WHAT YOU HAVE TO DO ▸ Output exactly the lines from the first line of the records below through the line containing "pumice_wr_y = [7.02, 7.53]", both included, leaving out any pictures.

AVAILABLE DATA ▸
[start]

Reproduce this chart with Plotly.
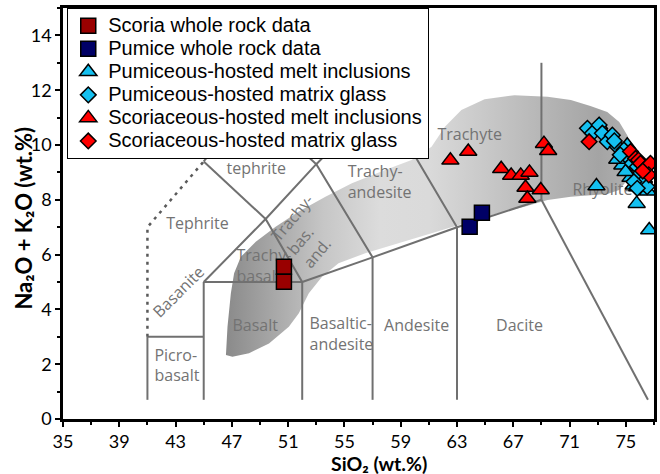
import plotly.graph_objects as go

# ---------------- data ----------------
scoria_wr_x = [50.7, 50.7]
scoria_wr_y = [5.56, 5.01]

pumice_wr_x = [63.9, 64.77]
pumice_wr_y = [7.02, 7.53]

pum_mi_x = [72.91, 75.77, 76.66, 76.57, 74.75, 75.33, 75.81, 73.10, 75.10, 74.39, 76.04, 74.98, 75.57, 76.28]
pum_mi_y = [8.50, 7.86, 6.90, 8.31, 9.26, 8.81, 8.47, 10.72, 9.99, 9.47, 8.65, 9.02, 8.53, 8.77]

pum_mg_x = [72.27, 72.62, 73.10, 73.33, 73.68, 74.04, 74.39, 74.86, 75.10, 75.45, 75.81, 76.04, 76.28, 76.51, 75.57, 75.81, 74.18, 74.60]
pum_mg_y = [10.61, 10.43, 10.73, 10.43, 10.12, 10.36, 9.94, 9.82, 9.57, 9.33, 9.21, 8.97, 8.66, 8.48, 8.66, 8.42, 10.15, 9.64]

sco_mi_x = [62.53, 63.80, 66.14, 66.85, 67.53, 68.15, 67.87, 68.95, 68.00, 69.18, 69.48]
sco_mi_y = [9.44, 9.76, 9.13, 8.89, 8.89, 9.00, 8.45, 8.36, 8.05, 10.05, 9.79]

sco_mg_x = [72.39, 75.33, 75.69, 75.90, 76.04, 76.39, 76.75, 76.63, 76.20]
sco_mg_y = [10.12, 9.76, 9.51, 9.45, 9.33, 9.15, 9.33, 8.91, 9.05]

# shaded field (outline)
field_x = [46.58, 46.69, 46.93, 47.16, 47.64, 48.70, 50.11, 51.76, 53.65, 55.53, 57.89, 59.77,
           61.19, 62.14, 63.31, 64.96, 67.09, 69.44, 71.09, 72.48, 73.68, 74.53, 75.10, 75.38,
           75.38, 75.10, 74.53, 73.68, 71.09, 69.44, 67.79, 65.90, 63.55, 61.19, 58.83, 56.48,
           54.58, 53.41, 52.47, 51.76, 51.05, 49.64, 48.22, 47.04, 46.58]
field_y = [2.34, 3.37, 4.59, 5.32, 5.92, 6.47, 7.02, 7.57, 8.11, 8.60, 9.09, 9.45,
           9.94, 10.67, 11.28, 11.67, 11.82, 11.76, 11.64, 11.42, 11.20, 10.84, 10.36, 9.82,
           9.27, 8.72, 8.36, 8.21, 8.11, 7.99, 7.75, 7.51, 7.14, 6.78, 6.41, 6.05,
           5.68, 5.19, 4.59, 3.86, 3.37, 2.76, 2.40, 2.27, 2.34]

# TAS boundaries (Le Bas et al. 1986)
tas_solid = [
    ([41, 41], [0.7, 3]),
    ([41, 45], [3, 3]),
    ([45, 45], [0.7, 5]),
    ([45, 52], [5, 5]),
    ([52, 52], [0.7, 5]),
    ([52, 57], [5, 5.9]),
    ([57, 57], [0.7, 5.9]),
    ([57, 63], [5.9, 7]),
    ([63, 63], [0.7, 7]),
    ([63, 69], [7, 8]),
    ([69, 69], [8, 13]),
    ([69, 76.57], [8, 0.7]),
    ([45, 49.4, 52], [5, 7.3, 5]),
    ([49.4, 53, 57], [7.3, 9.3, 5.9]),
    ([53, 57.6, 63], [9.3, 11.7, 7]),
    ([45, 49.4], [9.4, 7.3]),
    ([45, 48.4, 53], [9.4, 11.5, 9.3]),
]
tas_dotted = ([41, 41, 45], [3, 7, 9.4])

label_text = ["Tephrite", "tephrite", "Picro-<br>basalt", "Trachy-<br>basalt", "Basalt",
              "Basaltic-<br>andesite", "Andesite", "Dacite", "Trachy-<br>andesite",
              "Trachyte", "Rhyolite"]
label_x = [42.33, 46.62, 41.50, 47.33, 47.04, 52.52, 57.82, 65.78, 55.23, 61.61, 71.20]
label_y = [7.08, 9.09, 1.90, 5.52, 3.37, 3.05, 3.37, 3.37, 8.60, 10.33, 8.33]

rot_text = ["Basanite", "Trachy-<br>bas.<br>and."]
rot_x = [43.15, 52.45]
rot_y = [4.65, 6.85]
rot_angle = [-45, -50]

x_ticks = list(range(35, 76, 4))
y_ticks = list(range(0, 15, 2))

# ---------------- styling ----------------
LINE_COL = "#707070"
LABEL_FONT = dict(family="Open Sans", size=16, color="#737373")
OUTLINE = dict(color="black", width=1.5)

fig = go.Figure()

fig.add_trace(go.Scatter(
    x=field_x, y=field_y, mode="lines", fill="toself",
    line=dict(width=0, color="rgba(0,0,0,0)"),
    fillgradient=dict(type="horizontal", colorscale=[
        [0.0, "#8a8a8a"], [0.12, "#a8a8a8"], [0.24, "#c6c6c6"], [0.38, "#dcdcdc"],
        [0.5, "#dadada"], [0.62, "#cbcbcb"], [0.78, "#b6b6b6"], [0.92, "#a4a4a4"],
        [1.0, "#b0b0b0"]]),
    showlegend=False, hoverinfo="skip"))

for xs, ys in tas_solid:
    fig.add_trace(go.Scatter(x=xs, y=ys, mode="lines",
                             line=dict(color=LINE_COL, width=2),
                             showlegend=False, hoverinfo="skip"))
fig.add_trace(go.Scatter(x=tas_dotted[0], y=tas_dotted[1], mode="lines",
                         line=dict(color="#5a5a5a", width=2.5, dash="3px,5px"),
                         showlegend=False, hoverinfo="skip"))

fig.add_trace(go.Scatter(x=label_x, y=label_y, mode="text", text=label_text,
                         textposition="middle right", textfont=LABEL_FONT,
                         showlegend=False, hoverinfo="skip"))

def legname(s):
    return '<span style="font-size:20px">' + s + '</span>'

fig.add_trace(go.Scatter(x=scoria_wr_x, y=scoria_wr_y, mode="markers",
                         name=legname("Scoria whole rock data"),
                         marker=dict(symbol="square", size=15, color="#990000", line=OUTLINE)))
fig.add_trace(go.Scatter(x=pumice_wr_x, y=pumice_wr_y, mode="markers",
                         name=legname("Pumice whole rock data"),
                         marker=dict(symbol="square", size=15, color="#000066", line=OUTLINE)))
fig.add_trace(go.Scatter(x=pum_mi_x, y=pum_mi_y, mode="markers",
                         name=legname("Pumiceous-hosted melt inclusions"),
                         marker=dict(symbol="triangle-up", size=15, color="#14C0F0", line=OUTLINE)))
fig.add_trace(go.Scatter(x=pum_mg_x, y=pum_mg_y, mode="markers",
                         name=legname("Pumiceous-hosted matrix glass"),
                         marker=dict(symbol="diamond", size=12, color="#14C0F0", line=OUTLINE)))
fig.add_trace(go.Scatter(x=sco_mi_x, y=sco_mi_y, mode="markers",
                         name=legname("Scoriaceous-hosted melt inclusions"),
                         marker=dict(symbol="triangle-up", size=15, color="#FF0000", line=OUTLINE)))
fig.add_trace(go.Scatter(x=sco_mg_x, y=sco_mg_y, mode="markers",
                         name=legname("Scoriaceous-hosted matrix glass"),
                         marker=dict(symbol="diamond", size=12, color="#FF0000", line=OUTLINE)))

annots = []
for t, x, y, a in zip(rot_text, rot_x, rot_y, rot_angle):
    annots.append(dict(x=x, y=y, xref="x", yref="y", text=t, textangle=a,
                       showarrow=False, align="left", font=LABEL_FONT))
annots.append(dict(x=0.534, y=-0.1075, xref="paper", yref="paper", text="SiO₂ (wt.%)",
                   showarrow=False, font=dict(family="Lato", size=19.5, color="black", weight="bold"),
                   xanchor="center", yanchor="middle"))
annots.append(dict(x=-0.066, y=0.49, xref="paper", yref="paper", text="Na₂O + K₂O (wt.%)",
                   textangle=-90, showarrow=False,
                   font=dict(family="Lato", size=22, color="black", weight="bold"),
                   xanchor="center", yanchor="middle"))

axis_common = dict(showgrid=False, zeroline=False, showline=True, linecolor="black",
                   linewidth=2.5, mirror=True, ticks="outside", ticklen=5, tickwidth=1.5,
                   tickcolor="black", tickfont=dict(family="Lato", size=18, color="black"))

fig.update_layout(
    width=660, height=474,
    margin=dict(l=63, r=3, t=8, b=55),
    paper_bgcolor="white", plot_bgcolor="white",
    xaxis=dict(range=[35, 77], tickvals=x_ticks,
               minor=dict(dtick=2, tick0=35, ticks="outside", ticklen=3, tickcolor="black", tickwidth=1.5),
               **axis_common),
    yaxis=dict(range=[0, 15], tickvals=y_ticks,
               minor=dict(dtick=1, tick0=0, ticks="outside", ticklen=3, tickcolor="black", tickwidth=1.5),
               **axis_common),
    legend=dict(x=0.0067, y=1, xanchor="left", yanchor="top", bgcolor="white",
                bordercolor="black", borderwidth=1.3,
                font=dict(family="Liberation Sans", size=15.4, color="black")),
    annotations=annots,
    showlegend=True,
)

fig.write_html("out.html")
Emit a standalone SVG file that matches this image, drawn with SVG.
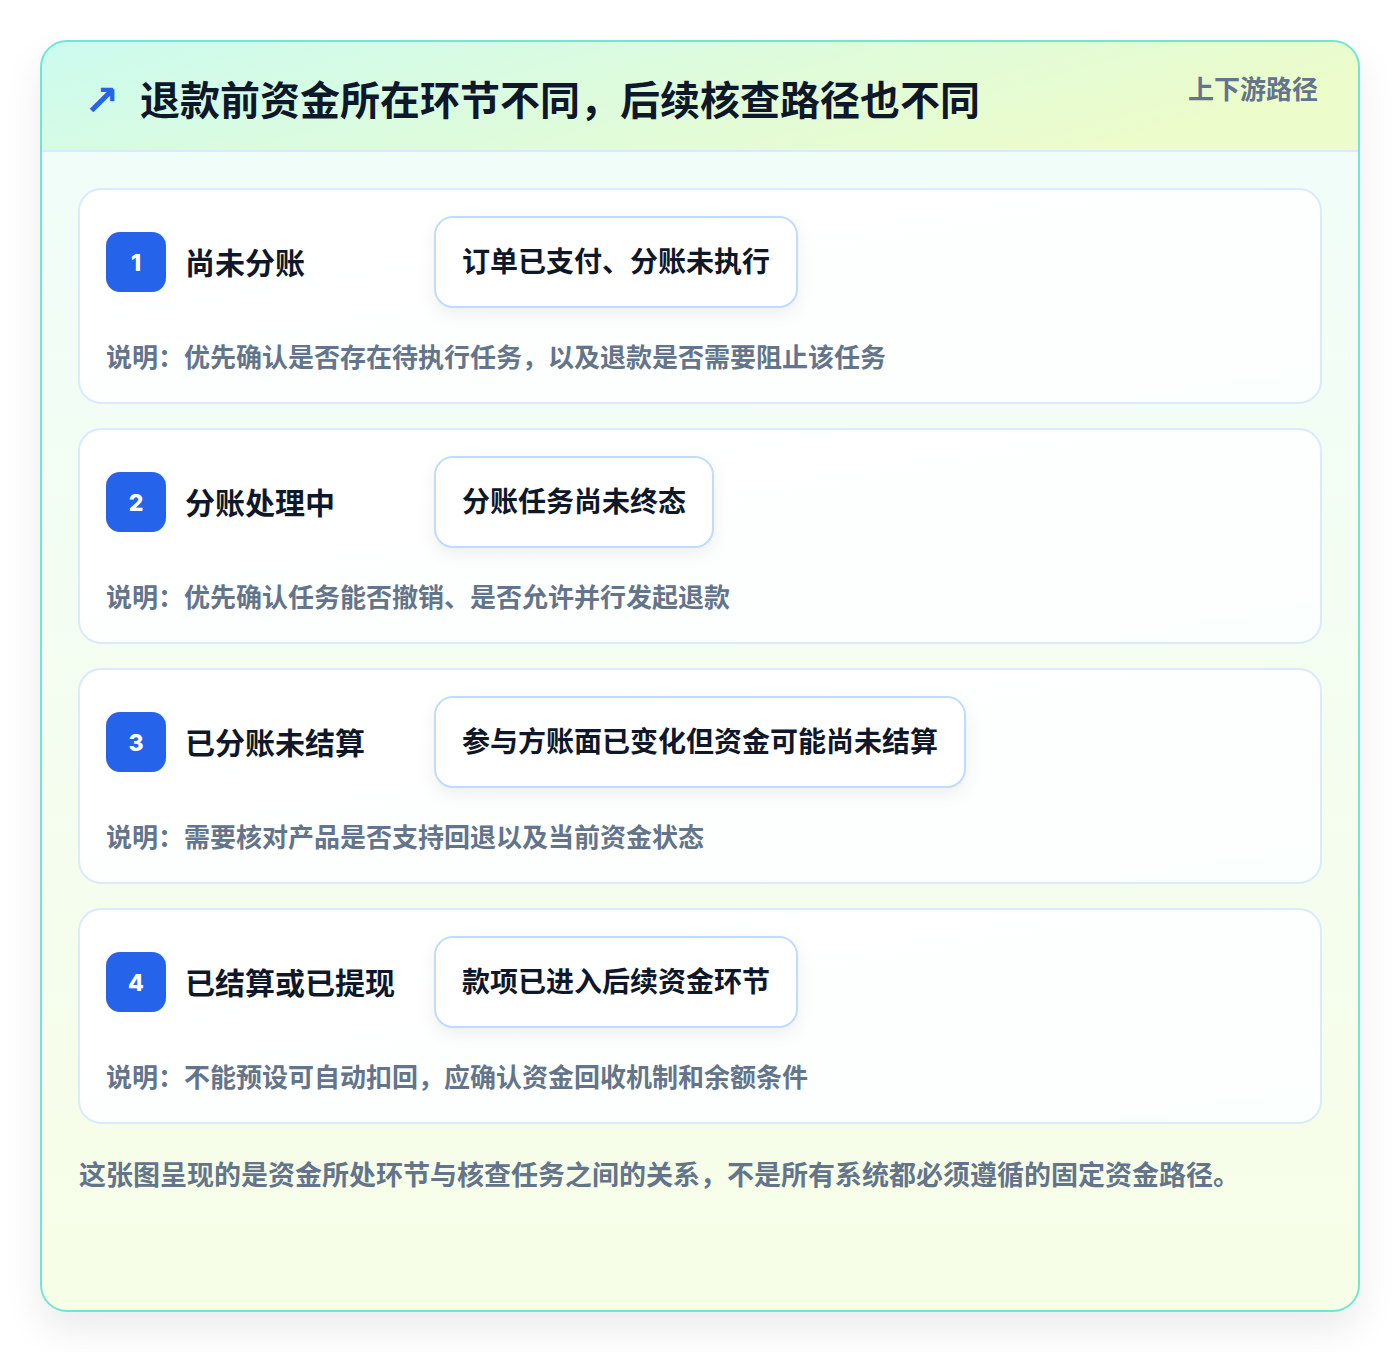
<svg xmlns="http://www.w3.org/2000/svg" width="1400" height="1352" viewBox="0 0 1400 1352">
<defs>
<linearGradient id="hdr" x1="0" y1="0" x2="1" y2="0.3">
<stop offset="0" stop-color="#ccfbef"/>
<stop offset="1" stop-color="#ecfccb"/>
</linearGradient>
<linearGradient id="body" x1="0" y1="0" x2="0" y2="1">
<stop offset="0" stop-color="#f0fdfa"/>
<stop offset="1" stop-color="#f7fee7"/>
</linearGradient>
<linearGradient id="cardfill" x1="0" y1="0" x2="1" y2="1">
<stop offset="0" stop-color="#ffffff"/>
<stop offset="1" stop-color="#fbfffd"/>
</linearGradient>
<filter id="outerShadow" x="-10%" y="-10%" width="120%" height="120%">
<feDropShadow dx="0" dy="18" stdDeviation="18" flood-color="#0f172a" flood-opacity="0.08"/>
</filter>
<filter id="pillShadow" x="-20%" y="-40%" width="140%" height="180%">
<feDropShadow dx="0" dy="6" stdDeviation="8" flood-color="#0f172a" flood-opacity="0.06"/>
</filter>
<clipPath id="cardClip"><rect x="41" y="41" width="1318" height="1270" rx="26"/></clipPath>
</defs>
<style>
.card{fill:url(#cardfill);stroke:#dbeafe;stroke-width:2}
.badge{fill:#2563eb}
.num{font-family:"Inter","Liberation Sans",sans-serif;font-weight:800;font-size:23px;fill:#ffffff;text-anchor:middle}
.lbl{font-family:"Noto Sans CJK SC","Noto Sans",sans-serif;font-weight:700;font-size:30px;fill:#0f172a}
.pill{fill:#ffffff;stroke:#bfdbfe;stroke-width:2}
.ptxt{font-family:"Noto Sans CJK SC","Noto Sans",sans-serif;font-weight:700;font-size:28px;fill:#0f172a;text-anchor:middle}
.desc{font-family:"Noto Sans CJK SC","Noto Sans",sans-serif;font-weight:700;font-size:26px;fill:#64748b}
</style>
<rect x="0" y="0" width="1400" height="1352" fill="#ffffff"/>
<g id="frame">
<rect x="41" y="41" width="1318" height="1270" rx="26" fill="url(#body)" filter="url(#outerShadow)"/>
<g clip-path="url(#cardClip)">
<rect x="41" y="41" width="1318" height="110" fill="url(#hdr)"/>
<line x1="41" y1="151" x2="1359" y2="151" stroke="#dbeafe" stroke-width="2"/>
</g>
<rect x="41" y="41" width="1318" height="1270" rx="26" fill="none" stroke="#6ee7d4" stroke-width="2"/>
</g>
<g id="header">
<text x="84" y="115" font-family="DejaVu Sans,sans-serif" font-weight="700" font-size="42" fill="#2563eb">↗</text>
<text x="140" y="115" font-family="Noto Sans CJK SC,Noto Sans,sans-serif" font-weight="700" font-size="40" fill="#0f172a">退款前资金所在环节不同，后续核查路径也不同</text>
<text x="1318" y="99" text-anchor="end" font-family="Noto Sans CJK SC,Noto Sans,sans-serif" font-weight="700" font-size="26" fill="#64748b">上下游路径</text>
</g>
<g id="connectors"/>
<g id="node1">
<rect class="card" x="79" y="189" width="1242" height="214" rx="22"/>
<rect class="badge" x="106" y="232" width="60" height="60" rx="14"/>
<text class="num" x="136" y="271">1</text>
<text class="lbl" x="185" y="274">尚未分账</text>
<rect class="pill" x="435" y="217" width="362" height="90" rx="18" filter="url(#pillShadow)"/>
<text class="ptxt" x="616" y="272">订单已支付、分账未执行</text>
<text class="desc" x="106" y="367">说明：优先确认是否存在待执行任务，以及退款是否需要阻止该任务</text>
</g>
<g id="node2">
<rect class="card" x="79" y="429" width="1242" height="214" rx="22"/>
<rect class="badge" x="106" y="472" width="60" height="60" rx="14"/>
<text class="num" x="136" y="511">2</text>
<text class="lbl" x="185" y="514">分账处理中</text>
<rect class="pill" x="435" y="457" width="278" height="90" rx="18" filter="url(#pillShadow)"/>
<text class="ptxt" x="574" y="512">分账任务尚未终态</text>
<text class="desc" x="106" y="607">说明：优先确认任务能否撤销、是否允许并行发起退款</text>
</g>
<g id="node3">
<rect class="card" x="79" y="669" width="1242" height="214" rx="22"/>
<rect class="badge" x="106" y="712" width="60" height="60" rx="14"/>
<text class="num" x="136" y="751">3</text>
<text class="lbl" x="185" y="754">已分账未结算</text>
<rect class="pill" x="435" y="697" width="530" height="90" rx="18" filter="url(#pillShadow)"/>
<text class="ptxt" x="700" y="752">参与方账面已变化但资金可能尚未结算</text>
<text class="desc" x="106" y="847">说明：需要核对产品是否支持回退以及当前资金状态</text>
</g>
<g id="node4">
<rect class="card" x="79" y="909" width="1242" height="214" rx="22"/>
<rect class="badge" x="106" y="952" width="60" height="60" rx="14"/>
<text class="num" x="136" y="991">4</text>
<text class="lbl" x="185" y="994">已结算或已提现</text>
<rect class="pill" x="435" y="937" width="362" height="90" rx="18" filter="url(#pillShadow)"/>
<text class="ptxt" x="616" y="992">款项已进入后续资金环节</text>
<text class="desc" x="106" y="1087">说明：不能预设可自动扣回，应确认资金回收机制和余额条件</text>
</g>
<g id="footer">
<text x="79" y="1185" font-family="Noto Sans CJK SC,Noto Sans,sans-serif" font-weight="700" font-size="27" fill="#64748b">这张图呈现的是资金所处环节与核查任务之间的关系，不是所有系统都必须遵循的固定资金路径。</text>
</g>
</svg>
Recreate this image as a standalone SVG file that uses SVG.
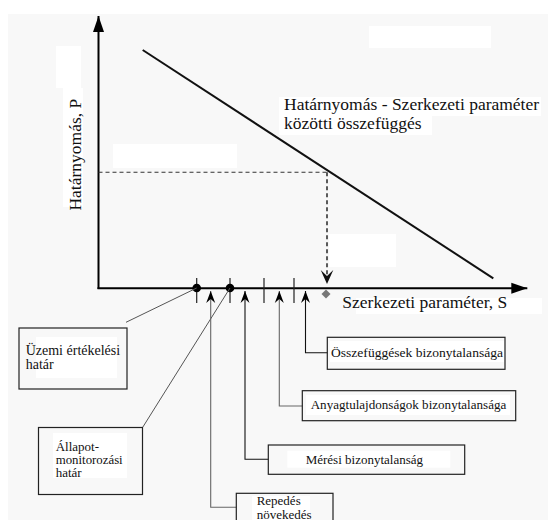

[end]

TASK SOLUTION ▸
Reproduce this chart with Plotly.
import plotly.graph_objects as go

# ---------------- data ----------------
scoria_wr_x = [50.7, 50.7]
scoria_wr_y = [5.56, 5.01]

pumice_wr_x = [63.9, 64.77]
pumice_wr_y = [7.02, 7.53]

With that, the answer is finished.